Il talento teatrale di Raffaele De Dominicis, assessore ripudiato ma forse ancora in carica

raffaele-de-dominicisANTONELLO CAPORALE E VALERIA PACELLI
Indagato io? Mai, mai, mai! L’accusa è stata archiviata contro ignoti. E io – se permette – sono noto. Mi chiamo Raffaele De Dominicis. Meno male che non sono a Roma altrimenti avrei dovuto dare quattro schiaffi a un po’ di gente”. L’epilogo comico della piuttosto tragica vicenda romana trasforma il magistrato nominato assessore al Bilancio e poi ripudiato nell’attore inconsapevole di una notevole pièce teatrale e la sua voce e il suo volto paiono, per vitalità, tono, capacità di sorridere della vita anche nella tristezza del momento e far sorridere, quelli di un grande del palcoscenico partenopeo, Enzo Cannavale, caratterista di spessore e di grande generosità.

PERCHÉ, APPUNTO, con De Dominicis siamo alla fantasia che contagia la realtà, alla bugia presunta che sovrasta la verità (anch’essa presunta), alla nuvola che copre il cielo e toglie la luce alla ragione, spegnendola con un clic. Il magistrato indagato dice che non è indagato. Non solo dice, ma statuisce, garantisce, giura e con i suoi amici impone: e chi, se non il sottoscritto, potrebbe mai saperlo?

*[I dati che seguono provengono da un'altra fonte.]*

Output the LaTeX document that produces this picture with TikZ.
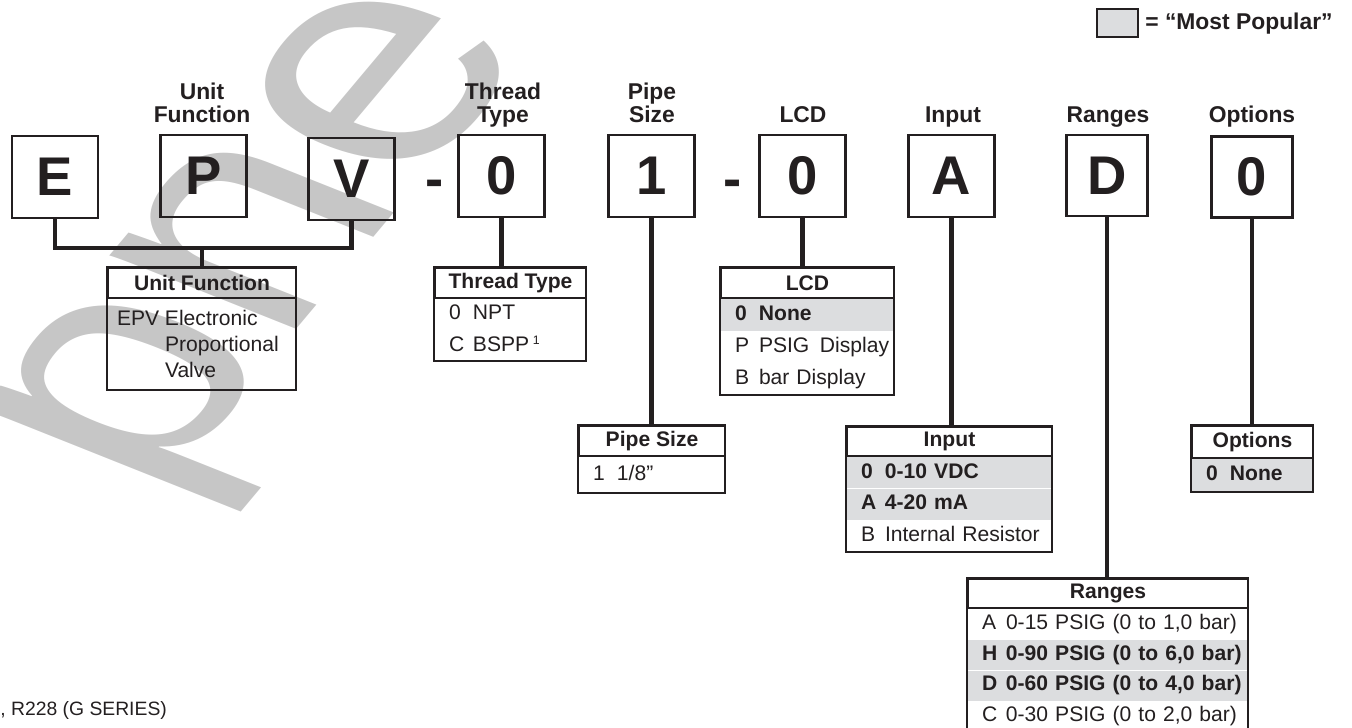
\documentclass[tikz,border=0pt]{standalone}
\usepackage{fontspec}
\setmainfont{Liberation Sans}
\usepackage{xcolor}
\definecolor{ink}{HTML}{231F20}
\definecolor{popular}{HTML}{DCDDDF}
\definecolor{stamp}{HTML}{C6C6C6}
\usepackage{tikz}
\usetikzlibrary{positioning}

\newcommand{\opt}[2]{\hspace*{0.28cm}\makebox[0.48cm][l]{#1}#2}

\begin{document}
\begin{tikzpicture}[
  letter/.style={draw=ink,line width=1.3pt,minimum width=1.72cm,minimum height=1.64cm,
    inner sep=0pt,text=ink,font=\fontsize{31}{31}\selectfont\bfseries},
  fieldtitle/.style={font=\fontsize{13}{13.6}\selectfont\bfseries,text=ink,align=center,
    inner sep=0pt,anchor=base},
  hdr/.style={draw=ink,line width=1.1pt,minimum width=#1,minimum height=0.6cm,inner sep=0pt,
    anchor=north,text=ink,font=\fontsize{12}{14}\selectfont\bfseries},
  row/.style={text width=#1,minimum height=0.62cm,inner sep=0pt,align=left,text=ink,
    text height=8.6pt,text depth=2.6pt,font=\fontsize{12}{14}\selectfont},
  pop/.style={row=#1,fill=popular,font=\fontsize{12}{14}\selectfont\bfseries},
  note/.style={text width=#1,minimum height=1.8cm,inner xsep=0.18cm,inner ysep=0pt,
    align=left,text=ink,font=\fontsize{12}{14.8}\selectfont},
  frame/.style={draw=ink,line width=1.1pt},
  line/.style={ink,line width=2.6pt}]
  \useasboundingbox (0,0) rectangle (27.04,-14.56);

  % --- Filigrane ---
  \node[anchor=base west,inner sep=0pt,rotate=50,xslant=-0.33,text=stamp,
        font=\fontsize{205}{205}\selectfont] (stampword) at (3.04,-10.04) {pne};

  % --- Legende ---
  \node[draw=ink,line width=0.8pt,fill=popular,minimum width=0.82cm,minimum height=0.56cm,
        inner sep=0pt] (key) at (22.35,-0.46) {};
  \node[anchor=west,inner sep=0pt,text=ink,font=\fontsize{13}{15}\selectfont\bfseries]
        (keytext) at (22.90,-0.48) {= “Most Popular”};

  % --- Cases du code ---
  \node[letter] (E)  at (1.10,-3.54)  {E};
  \node[letter] (P)  at (4.07,-3.52)  {P};
  \node[letter] (V)  at (7.03,-3.58)  {V};
  \node[letter] (T0) at (10.03,-3.52) {0};
  \node[letter] (S1) at (13.03,-3.52) {1};
  \node[letter] (L0) at (16.05,-3.52) {0};
  \node[letter] (In) at (19.03,-3.52) {A};
  \node[letter,minimum width=1.62cm,minimum height=1.62cm] (Rg) at (22.14,-3.51) {D};
  \node[letter,minimum width=1.62cm,minimum height=1.62cm] (Op) at (25.04,-3.54) {0};
  \node[anchor=base,inner sep=0pt,text=ink,font=\fontsize{31}{31}\selectfont\bfseries]
        (dashA) at (8.69,-3.96) {-};
  \node[anchor=base,inner sep=0pt,text=ink,font=\fontsize{31}{31}\selectfont\bfseries]
        (dashB) at (14.65,-3.96) {-};

  % --- Titres des champs ---
  \node[fieldtitle] (cUnit)   at (4.04,-2.46)  {Unit\\Function};
  \node[fieldtitle] (cThread) at (10.06,-2.46) {Thread\\Type};
  \node[fieldtitle] (cPipe)   at (13.04,-2.46) {Pipe\\Size};
  \node[fieldtitle] (cLCD)    at (16.06,-2.46) {LCD};
  \node[fieldtitle] (cInput)  at (19.06,-2.46) {Input};
  \node[fieldtitle] (cRanges) at (22.16,-2.46) {Ranges};
  \node[fieldtitle] (cOpt)    at (25.04,-2.46) {Options};

  % --- Tableaux ---
  \node[hdr=3.76cm] (hUnit) at (4.04,-5.34) {Unit Function};
  \node[note=3.40cm,below=0pt of hUnit] (rUnit)
        {\makebox[0.96cm][l]{EPV}\parbox[t]{2.4cm}{Electronic\\Proportional\\Valve}};
  \draw[frame] (hUnit.north west) rectangle (rUnit.south east);

  \node[hdr=3.02cm] (hThread) at (10.21,-5.34) {Thread Type};
  \node[row=3.02cm,minimum height=0.61cm,below=0pt of hThread] (rThreadA) {\opt{0}{NPT}};
  \node[row=3.02cm,minimum height=0.61cm,below=0pt of rThreadA] (rThreadB)
        {\opt{C}{BSPP\,\raisebox{0.55ex}{\fontsize{7}{7}\selectfont 1}}};
  \draw[frame] (hThread.north west) rectangle (rThreadB.south east);

  \node[hdr=2.92cm] (hPipe) at (13.04,-8.50) {Pipe Size};
  \node[row=2.92cm,minimum height=0.7cm,below=0pt of hPipe] (rPipe) {\opt{1}{1/8”}};
  \draw[frame] (hPipe.north west) rectangle (rPipe.south east);

  \node[hdr=3.46cm] (hLCD) at (16.15,-5.34) {LCD};
  \node[pop=3.46cm,minimum height=0.627cm,below=0pt of hLCD] (rLCDA) {\opt{0}{None}};
  \node[row=3.46cm,minimum height=0.627cm,below=0pt of rLCDA] (rLCDB) {\opt{P}{PSIG\, Display}};
  \node[row=3.46cm,minimum height=0.627cm,below=0pt of rLCDB] (rLCDC) {\opt{B}{bar Display}};
  \draw[frame] (hLCD.north west) rectangle (rLCDC.south east);

  \node[hdr=4.10cm,minimum height=0.58cm] (hInput) at (18.99,-8.52) {Input};
  \node[pop=4.10cm,below=0pt of hInput] (rInputA) {\opt{0}{0-10 VDC}};
  \node[pop=4.10cm,below=0pt of rInputA] (rInputB) {\opt{A}{4-20 mA}};
  \node[row=4.10cm,below=0pt of rInputB] (rInputC) {\opt{B}{Internal Resistor}};
  \draw[frame] (hInput.north west) rectangle (rInputC.south east);

  \node[hdr=2.42cm,minimum height=0.64cm] (hOpt) at (25.05,-8.50) {Options};
  \node[pop=2.42cm,minimum height=0.64cm,below=0pt of hOpt] (rOpt) {\opt{0}{None}};
  \draw[frame] (hOpt.north west) rectangle (rOpt.south east);

  \node[hdr=5.60cm,minimum height=0.58cm] (hRanges) at (22.16,-11.56) {Ranges};
  \node[row=5.60cm,minimum height=0.6cm,below=0pt of hRanges] (rRangesA) {\opt{A}{0-15 PSIG (0 to 1,0 bar)}};
  \node[pop=5.60cm,minimum height=0.6cm,below=0pt of rRangesA] (rRangesB) {\opt{H}{0-90 PSIG (0 to 6,0 bar)}};
  \node[pop=5.60cm,minimum height=0.6cm,below=0pt of rRangesB] (rRangesC) {\opt{D}{0-60 PSIG (0 to 4,0 bar)}};
  \node[row=5.60cm,minimum height=0.6cm,below=0pt of rRangesC] (rRangesD) {\opt{C}{0-30 PSIG (0 to 2,0 bar)}};
  \draw[frame] (hRanges.north west) rectangle (rRangesD.south east);

  % --- Liaisons ---
  \coordinate (bus) at (4.04,-4.96);
  \draw[line] (E.south) |- (bus) -| (V.south);
  \draw[line] (bus) -- (hUnit.north);
  \foreach \b/\h in {T0/hThread,S1/hPipe,L0/hLCD,In/hInput,Rg/hRanges,Op/hOpt}
    \draw[line] (\b.south) -- (\b.south |- \h.north);

  % --- Note de bas de page ---
  \node[anchor=west,inner sep=0pt,text=ink,font=\fontsize{11}{13}\selectfont] (foot)
        at (0,-14.2) {, R228 (G SERIES)};
\end{tikzpicture}
\end{document}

Ma il magistrato “non indagato” è stato revocato dal suo scranno di assessore. E anche qui la prova che non si sia su un madornale scherzo della ragione deve ancora arrivare. Perché al magistrato sembra sia stata notificata la nomina ma non la revoca. Dunque sarebbe in carica, formalmente, e potrebbe, se volesse, spettacolarmente dirigersi al Campidoglio e invitare il pizzardone di guardia ad aprirgli la porta e farlo accomodare sulla poltrona.

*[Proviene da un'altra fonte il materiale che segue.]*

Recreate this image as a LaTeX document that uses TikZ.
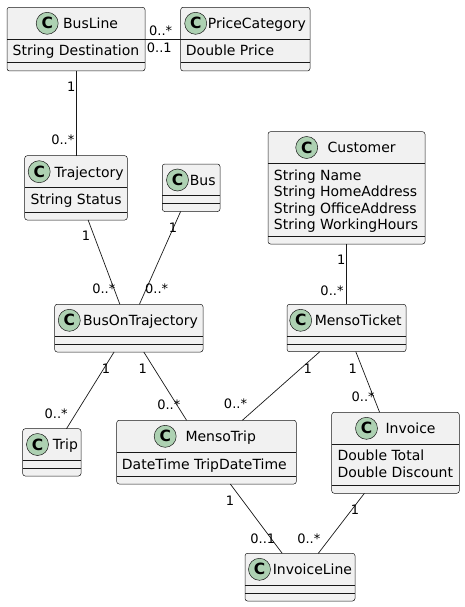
\documentclass[tikz,border=0pt]{standalone}
\usepackage{fontspec}
\setmainfont{DejaVu Sans}
\definecolor{uml}{HTML}{181818}
\definecolor{boxbg}{HTML}{F1F1F1}
\definecolor{spotc}{HTML}{ADD1B2}
\tikzset{
  cls/.style={draw=uml, fill=boxbg, rounded corners=2.5pt, line width=0.5pt, inner sep=0pt, outer sep=0pt},
  sepl/.style={draw=uml, line width=0.5pt},
  spot/.style={circle, draw=uml, fill=spotc, line width=0.5pt, minimum size=22pt, inner sep=0pt,
    font=\fontsize{15.5}{15.5}\selectfont\bfseries},
  cname/.style={anchor=base west, inner sep=0pt, font=\fontsize{14}{16}\selectfont},
  attr/.style={anchor=base west, inner sep=0pt, font=\fontsize{14}{16}\selectfont},
  mult/.style={inner sep=0pt, font=\fontsize{13}{15}\selectfont},
  assoc/.style={draw=uml, line width=0.7pt},
}
% id, L, T, R, B, sep1, sep2
\newcommand{\umlclass}[7]{%
  \pgfmathsetmacro{\ucx}{(#2+#4)/2}%
  \pgfmathsetmacro{\ucy}{(#3+#5)/2}%
  \pgfmathsetmacro{\ucw}{#4-#2}%
  \pgfmathsetmacro{\uch}{#5-#3}%
  \node[cls, minimum width=\ucw pt, minimum height=\uch pt] (#1) at (\ucx,\ucy) {};
  \draw[sepl] (#2,#6) -- (#4,#6);
  \draw[sepl] (#2,#7) -- (#4,#7);
}
% id, spot x, header centre y, name x, name
\newcommand{\umlhead}[5]{%
  \node[spot] (#1-spot) at (#2,#3) {C};
  \pgfmathsetmacro{\uby}{#3+5.3}%
  \node[cname] (#1-name) at (#4,\uby) {#5};
}
\begin{document}
\begin{tikzpicture}[x=1pt,y=-1pt]
\useasboundingbox (0,0) rectangle (465,607);

% classes
\umlclass{busline}{7}{7.3}{145}{71}{39.3}{62.7}
\umlhead{busline}{47.2}{23.3}{62.9}{BusLine}
\node[attr] (busline-a1) at (12.5,55.6) {String Destination};

\umlclass{pricecat}{180.7}{7.3}{310}{71}{39.3}{62.7}
\umlhead{pricecat}{195.7}{23.3}{207.6}{PriceCategory}
\node[attr] (pricecat-a1) at (185.7,55.6) {Double Price};

\umlclass{traj}{24.7}{155.7}{127.3}{220}{187.7}{212.3}
\umlhead{traj}{39.2}{171.7}{54.3}{Trajectory}
\node[attr] (traj-a1) at (30.5,204.3) {String Status};

\umlclass{bus}{162.3}{164}{220}{211.5}{195.5}{203.5}
\umlhead{bus}{177.5}{180}{189.6}{Bus}

\umlclass{bot}{54.7}{304.3}{203}{352}{336.7}{344.3}
\umlhead{bot}{69.3}{320.3}{82.9}{BusOnTrajectory}

\umlclass{cust}{268}{131.7}{425}{244}{163.3}{236.7}
\umlhead{cust}{306.7}{147.5}{327.5}{Customer}
\node[attr] (cust-a1) at (273.7,180) {String Name};
\node[attr] (cust-a2) at (273.7,196.5) {String HomeAddress};
\node[attr] (cust-a3) at (273.7,213) {String OfficeAddress};
\node[attr] (cust-a4) at (273.7,229.3) {String WorkingHours};

\umlclass{ticket}{287}{304.3}{406}{351.7}{336.7}{344.3}
\umlhead{ticket}{300.7}{320.3}{314.6}{MensoTicket}

\umlclass{trip}{22.7}{428.7}{81}{476}{460}{468}
\umlhead{trip}{37.5}{444.5}{52.7}{Trip}

\umlclass{mtrip}{116.7}{420.3}{296.3}{484}{452.3}{476.3}
\umlhead{mtrip}{165.2}{436.3}{185.3}{MensoTrip}
\node[attr] (mtrip-a1) at (121.7,469.5) {DateTime TripDateTime};

\umlclass{invoice}{331.7}{412.3}{459.3}{493.3}{444.3}{485.7}
\umlhead{invoice}{366.5}{428.3}{385.3}{Invoice}
\node[attr] (invoice-a1) at (337.3,460.8) {Double Total};
\node[attr] (invoice-a2) at (337.3,477.3) {Double Discount};

\umlclass{iline}{245}{553.3}{355}{601}{585.7}{593.3}
\umlhead{iline}{259.5}{569.3}{272.6}{InvoiceLine}

% associations
\draw[assoc] (busline) -- (pricecat);
\draw[assoc] (busline) -- (traj);
\draw[assoc] (traj) -- (bot);
\draw[assoc] (bus) -- (bot);
\draw[assoc] (cust) -- (ticket);
\draw[assoc] (bot) -- (trip);
\draw[assoc] (bot) -- (mtrip);
\draw[assoc] (ticket) -- (mtrip);
\draw[assoc] (ticket) -- (invoice);
\draw[assoc] (mtrip) -- (iline);
\draw[assoc] (invoice) -- (iline);

% multiplicities
\node[mult] (m1) at (160.7,31) {0..*};
\node[mult] (m2) at (159.3,47.5) {0..1};
\node[mult] (m3) at (71.3,86.7) {1};
\node[mult] (m4) at (62.8,140) {0..*};
\node[mult] (m5) at (86,235.7) {1};
\node[mult] (m6) at (103.8,288.3) {0..*};
\node[mult] (m7) at (173,228) {1};
\node[mult] (m8) at (156.7,288.3) {0..*};
\node[mult] (m9) at (341.3,259.7) {1};
\node[mult] (m10) at (332,290.3) {0..*};
\node[mult] (m11) at (106,369) {1};
\node[mult] (m12) at (56.2,413.3) {0..*};
\node[mult] (m13) at (142.7,369) {1};
\node[mult] (m14) at (168.8,404.3) {0..*};
\node[mult] (m15) at (307.7,369) {1};
\node[mult] (m16) at (235.5,404) {0..*};
\node[mult] (m17) at (352.7,369) {1};
\node[mult] (m18) at (363.2,396.7) {0..*};
\node[mult] (m19) at (230,501) {1};
\node[mult] (m20) at (262.8,538.3) {0..1};
\node[mult] (m21) at (355,509.3) {1};
\node[mult] (m22) at (308.8,538.3) {0..*};
\end{tikzpicture}
\end{document}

Incazzato, “arrabbiatissimo”, voglioso di vendetta. Ha bisogno di ritrovare serenità, avere la mente sgombra dalla furia che acceca invece di aiutare. Passerà ancora qualche giorno e poi…. Enormemente diffidente dello staff della Raggi, si è chiesto come abbiano potuto avanzare al tribunale richiesta di notizie “sul mio conto”?

Il tre tre cinque (l’articolo del codice penale da invocare per conoscere la propria posizione processuale, ndr)? E cos’è? Sono “dati sensibili” che non si possono né acquisire né tanto meno divulgare. “Io sono stato accusato, ma mai in vita mia indagato. Anzi da quel processo ne sono uscito con tante scuse”.

Avvelenato con i giornalisti, De Dominicis non si capacita per come la sua ironia, al momento di spiegare chi e quando l’avesse contattato, non fosse stata compresa. Giura di non conoscere l’avvocato Sammarco, di non sapere nemmeno che avesse un fratello penalista. Solo perché gli avevano riferito che la Raggi era stata nel suo studio aveva rammentato quel nome. Ha dunque detto Sammarco per celia, per vedere l’effetto che faceva, per indurre i cronisti a sorriderne. Qui, di nuovo, torniamo a teatro: “Non potevo smentire che avessi detto quel nome, ma non era vero. Cioè era vero che l’ho detto ma non l’ho detto per davvero”.

L’ha detto per davvero o per finta? Ma comunque, come diavolo gli è venuto in mente di costruire su quel nome, già fonte di cattivi pensieri tra Virginia e il tumultuoso mondo a cinque stelle, la propria sorprendente ironia?

Misteri che il magistrato non illustra, ma misterioso è anche il mondo che l’aveva cercato e dove lui si era appena infilato: “Io esco da un processo con tante scuse, io che sono un magistrato integerrimo e ho fatto il procuratore capo per davvero”.

IL MAGISTRATO messo in croce dalla giustizia, il combattente dei poteri forti che viene fatto fuori in nome della battaglia contro i poteri forti. Lo scrutatore contabile, presumiamo rigoroso e lineare, che proprio sul nome del l’avvocato Sammarco curva con l’interlocutore verso l’ironia, lo scherno, la trappola.

Questa è Roma. “Facciamo passare un po’ di giorni così mi calmo, ma poi…”.